Doing a review of a work Christmas outing may not present the best image of any establishment. Even so, I wonder if it is possible to eat well at these sorts of events, when maybe the best you can reasonably hope for is “edible” or “acceptable”. To a great degree it would be better if they served huge bowls of honest, down to earth robust cooking and forgot pretensions of apeing the fads and fashions of fine dining, though mass production of average food is of course what chains like Eating Inn (aka Greene King Brewing and Retailing Limited) do best.
This particular example of the genre is located over the road from a large hospital in the middle of nowhere much outside Mansfield, on a small estate situated next door to a McDonalds. Not a presupposing setting but at least it was convenient for a group of 16 from the hospital to sample the Christmas menu.
The King and Mill is laid out in what you might describe as ironic postmodern chain pub, vaguely fashionable decor and attempting to be a touch higher class than chain pubs of 10-15, excepting those like Wetherspoons that put on a mock spit-and-sawdust men’s boozer. On the menu there is the traditional 70s comfort food Christmas with a straight face – prawn cocktail, turkey & trimmings, a sliver of Christmas pud – alongside starters of chicken liver pâté, veggie soup and the one nod to aspirational middle class grub in the form of a salad of roasted figs, blue cheese, torpedoes of pomegranate and the ubiquitous balsamic glaze, squiggled over the top in passable zig zags. If you wanted to tell them to stuff the turkey, there was always salmon or a veggie tart or a homage to traditional French bistro fare, the daube of beef.
My main issue with the food here is that it flatters to deceive. All very well focusing on presentation but that only sets the stall for the diner to savour the flavour. As I started the fig salad starter the description and appearance set a level of expectation of luscious fruity figs and pomegranate offset by a salty tang of blue and the sweet delights of balsamic. Two forkfuls in and I was still hunting for the anticipated explosion of flavours in my mouth. Disappontingly it never came. Maybe some stinting on quality of ingredients or lacking in the freshness department by virtue of being prepared in advance and vacuum packed, but the the assembly was one-dimensional. If it were a symphony it was monotonal. Whatever the cause, my starter certainly underwhelmed.
Looking at the main courses, I was glad I chose other than the turkey, notably for the roasties that veered between burned and boiled, and especially sprouts that had not kept well, though sadly my chantanay carrots were equally dry and shrivelled. This is undoubtedly the worst of Christmas banquet dining.
Meanwhile, back to my plate, which as you can see contained lots of sauté potatoes and veg, plus a modest helping of somewhat dried out beef stew topped with parsnip crisps (very now). It tasted reasonable in a cooked, packaged and reheated sort of way, though far short of the memory of how great (and moist) a daube can be. Maybe it would be naive to expect any different.

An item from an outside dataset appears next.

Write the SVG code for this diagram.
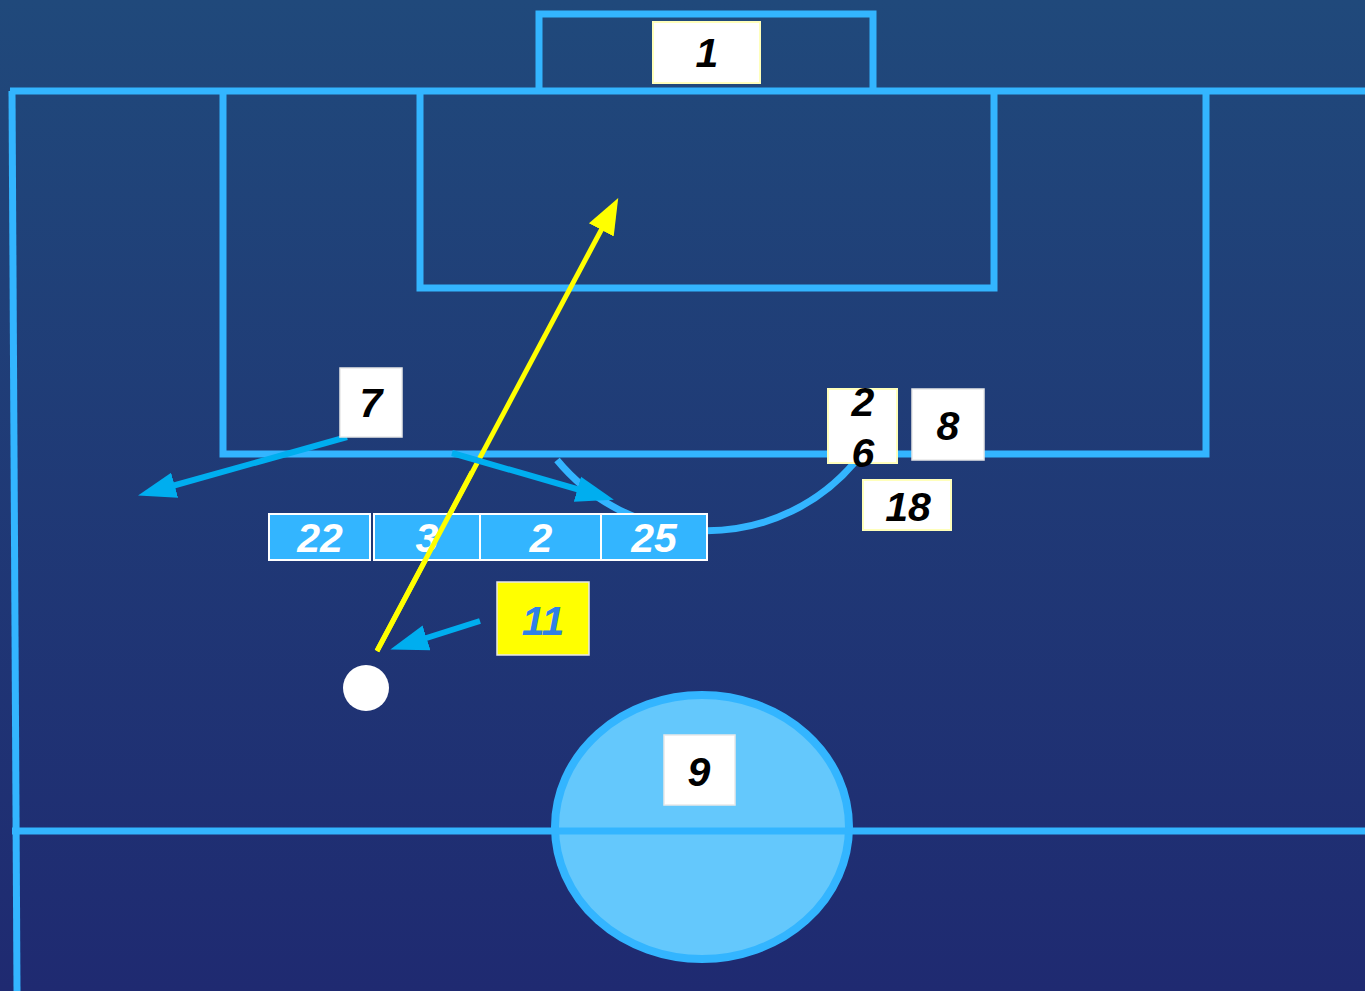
<svg xmlns="http://www.w3.org/2000/svg" width="1365" height="991" viewBox="0 0 1365 991">
<defs>
<linearGradient id="bg" x1="0" y1="0" x2="0" y2="1">
<stop offset="0" stop-color="#20497b"/>
<stop offset="1" stop-color="#1f2a71"/>
</linearGradient>
<marker id="ab" markerUnits="userSpaceOnUse" markerWidth="40" markerHeight="32" refX="10" refY="16" orient="auto">
<path d="M0,3 L38,16 L0,29 Z" fill="#00aeef"/>
</marker>
<marker id="ay" markerUnits="userSpaceOnUse" markerWidth="38" markerHeight="32" refX="10" refY="16" orient="auto">
<path d="M0,2 L36,16 L0,30 Z" fill="#ffff00"/>
</marker>
<style>
.ln{fill:none;stroke:#33b5ff;stroke-width:7}
.lbl{fill:#fff;stroke:#e8e8e8;stroke-width:1.5}
.lbly{fill:#fff;stroke:#ffffbb;stroke-width:2}
.t{font-family:"Liberation Sans",Arial,sans-serif;font-weight:bold;font-style:italic;font-size:41px;text-anchor:middle;fill:#000}
.tw{fill:#fff}
.cell{fill:#33b5ff;stroke:#fff;stroke-width:2}
.arr{fill:none;stroke:#00aeef;stroke-width:6}
</style>
</defs>
<rect width="1365" height="991" fill="url(#bg)"/>
<g id="pitch">
<path class="ln" d="M10,91 H1365"/>
<path class="ln" d="M12,91 L17,991"/>
<path class="ln" d="M223,91 V454 H1206 V91"/>
<path class="ln" d="M420,91 V288 H994 V91"/>
<path class="ln" d="M539,91 V14 H873 V91"/>
<ellipse cx="702" cy="827" rx="147" ry="132" fill="#64c8fc" stroke="#33b5ff" stroke-width="8"/>
<path class="ln" d="M12,831 H1365"/>
<path class="ln" d="M557,460 A194,194 0 0,0 855,462"/>
</g>
<g id="connectors">
<line x1="377" y1="651" x2="606" y2="221" stroke="#ffff00" stroke-width="5" marker-end="url(#ay)"/>
<line class="arr" x1="347" y1="437" x2="165" y2="488" marker-end="url(#ab)"/>
<line class="arr" x1="452" y1="453" x2="587" y2="492" marker-end="url(#ab)"/>
<line class="arr" x1="480" y1="621" x2="417" y2="641" marker-end="url(#ab)"/>
</g>
<g id="wall">
<g id="n22"><rect class="cell" x="269" y="514" width="101" height="46"/><text class="t tw" x="320" y="552">22</text></g>
<g id="n3"><rect class="cell" x="374" y="514" width="106" height="46"/><text class="t tw" x="427" y="552">3</text></g>
<g id="n2"><rect class="cell" x="480" y="514" width="121" height="46"/><text class="t tw" x="541" y="552">2</text></g>
<g id="n25"><rect class="cell" x="601" y="514" width="106" height="46"/><text class="t tw" x="654" y="552">25</text></g>
</g>
<line x1="377" y1="651" x2="472" y2="472" stroke="#ffff00" stroke-width="5"/>
<g id="n1"><rect class="lbly" x="653" y="22" width="107" height="61"/><text class="t" x="707" y="67">1</text></g>
<g id="n7"><rect class="lbl" x="340" y="368" width="62" height="69"/><text class="t" x="371" y="417">7</text></g>
<g id="n26"><rect class="lbly" x="828" y="389" width="69" height="74"/><text class="t" x="863" y="416">2</text><text class="t" x="863" y="467">6</text></g>
<g id="n8"><rect class="lbl" x="912" y="389" width="72" height="71"/><text class="t" x="948" y="440">8</text></g>
<g id="n18"><rect class="lbly" x="863" y="480" width="88" height="50"/><text class="t" x="908" y="521">18</text></g>
<g id="n11"><rect x="497" y="582" width="92" height="73" fill="#ffff00" stroke="#e8e8e8" stroke-width="1.5"/><text class="t" x="543" y="635" style="fill:#2f80e8">11</text></g>
<g id="n9"><rect class="lbl" x="664" y="735" width="71" height="70"/><text class="t" x="699" y="786">9</text></g>
<circle id="ball" cx="366" cy="688" r="23" fill="#fff"/>
</svg>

The desserts divided opinion. Two ironic tiny slivers of Christmas pud with a small pot of custard was not deemed an improvement over a bowl’s worth, and a cheesecake went largely unbeaten. Chocolate tart turned out more like chocolate fudge brownie, again adorned with a lattice of sauce, this being salted caramel sauce. Personally I want to taste the caramel so I’d have appreciated a puddle instead of martyrdom to the tyranny of cheffy fashions. Ah but I did get a bowl of chocolate sauce too, which in the interests of expediency I poured over the ice cream. Merry Christmas Everyone!
Granted this is not the type of establishment in which I would choose to eat, by virtue of its commoditised approach, weighed down to the last bean, and the fact that it follows the fussy dictats of fashion ahead of simplicity and value. The dishes sound better than they are, where in my view it’s far better when the description is minimal but the product delivers shock and awe (in a good way) – but then, since chains are dominated by marketeers and cost accountants one should not be surprised when it’s fur coat and no knickers.
Actually, that’s not fair. The King and Mill is not bad for what it is, and people who are not foodies will go home moderately satisfied. I just wish we as consumers would drive higher food standards by insisting on top quality local ingredients and less mass production rewarming, as demonstrated by the veg here.